[Problem to solve] Determine how many lines carry the word "with". Output that number only.

[Supplied material]
--- START ---
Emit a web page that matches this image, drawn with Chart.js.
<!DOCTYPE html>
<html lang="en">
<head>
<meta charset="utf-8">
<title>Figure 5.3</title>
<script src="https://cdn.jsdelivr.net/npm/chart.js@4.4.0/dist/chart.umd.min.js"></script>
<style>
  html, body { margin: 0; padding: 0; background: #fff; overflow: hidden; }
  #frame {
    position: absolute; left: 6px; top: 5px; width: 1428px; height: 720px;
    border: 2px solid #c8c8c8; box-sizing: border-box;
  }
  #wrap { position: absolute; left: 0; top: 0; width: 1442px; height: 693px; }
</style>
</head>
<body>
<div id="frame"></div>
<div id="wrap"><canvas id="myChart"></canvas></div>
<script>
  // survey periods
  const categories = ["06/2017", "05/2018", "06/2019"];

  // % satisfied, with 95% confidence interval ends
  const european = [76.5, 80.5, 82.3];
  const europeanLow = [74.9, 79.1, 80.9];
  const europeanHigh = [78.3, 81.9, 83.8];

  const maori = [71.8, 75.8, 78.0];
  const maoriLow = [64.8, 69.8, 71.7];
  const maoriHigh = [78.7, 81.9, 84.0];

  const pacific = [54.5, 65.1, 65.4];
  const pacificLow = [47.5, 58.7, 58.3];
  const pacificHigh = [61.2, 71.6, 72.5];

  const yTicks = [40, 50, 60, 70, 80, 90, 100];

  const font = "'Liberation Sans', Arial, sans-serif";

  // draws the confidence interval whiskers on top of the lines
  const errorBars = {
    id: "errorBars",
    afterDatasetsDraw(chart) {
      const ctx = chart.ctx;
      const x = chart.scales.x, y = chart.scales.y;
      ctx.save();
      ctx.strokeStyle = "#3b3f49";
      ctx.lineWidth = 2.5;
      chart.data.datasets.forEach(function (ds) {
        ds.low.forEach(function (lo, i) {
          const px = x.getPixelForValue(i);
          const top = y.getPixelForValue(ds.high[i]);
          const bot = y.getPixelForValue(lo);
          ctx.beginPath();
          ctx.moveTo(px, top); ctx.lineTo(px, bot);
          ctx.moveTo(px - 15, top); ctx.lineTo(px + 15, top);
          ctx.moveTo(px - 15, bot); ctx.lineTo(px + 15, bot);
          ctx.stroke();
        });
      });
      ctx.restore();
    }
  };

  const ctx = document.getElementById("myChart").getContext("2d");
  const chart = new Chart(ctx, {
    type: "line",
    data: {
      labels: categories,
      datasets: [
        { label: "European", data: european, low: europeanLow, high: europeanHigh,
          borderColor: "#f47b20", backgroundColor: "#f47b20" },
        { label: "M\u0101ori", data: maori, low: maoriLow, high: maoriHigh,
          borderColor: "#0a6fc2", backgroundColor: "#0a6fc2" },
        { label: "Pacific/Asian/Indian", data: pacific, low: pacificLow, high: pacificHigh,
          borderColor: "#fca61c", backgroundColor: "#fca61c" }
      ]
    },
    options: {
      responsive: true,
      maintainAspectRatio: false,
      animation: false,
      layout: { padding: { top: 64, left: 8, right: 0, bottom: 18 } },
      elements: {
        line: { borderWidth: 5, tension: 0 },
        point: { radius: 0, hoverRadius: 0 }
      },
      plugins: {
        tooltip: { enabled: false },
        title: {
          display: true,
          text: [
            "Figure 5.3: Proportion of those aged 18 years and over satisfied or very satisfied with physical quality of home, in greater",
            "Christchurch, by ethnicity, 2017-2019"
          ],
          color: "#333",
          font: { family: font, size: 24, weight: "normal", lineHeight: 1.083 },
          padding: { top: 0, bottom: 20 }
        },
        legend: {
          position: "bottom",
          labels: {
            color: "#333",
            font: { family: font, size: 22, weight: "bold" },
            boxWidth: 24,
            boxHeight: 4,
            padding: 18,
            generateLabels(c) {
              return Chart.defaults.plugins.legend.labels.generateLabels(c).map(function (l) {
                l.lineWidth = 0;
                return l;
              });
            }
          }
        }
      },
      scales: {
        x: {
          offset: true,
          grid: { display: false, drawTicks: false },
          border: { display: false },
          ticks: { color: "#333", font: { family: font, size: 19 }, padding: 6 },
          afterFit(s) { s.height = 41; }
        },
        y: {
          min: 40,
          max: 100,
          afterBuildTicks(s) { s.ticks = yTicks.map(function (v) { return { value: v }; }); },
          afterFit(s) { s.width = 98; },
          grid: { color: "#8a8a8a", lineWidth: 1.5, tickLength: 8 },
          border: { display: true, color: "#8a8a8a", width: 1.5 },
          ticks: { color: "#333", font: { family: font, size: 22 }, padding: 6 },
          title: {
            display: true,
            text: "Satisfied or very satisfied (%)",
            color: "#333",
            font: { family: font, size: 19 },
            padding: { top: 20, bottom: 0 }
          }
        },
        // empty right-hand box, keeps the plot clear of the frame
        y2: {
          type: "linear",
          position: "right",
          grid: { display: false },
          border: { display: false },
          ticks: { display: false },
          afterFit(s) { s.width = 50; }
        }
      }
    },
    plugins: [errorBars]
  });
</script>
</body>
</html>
--- END ---
[Correct result] 3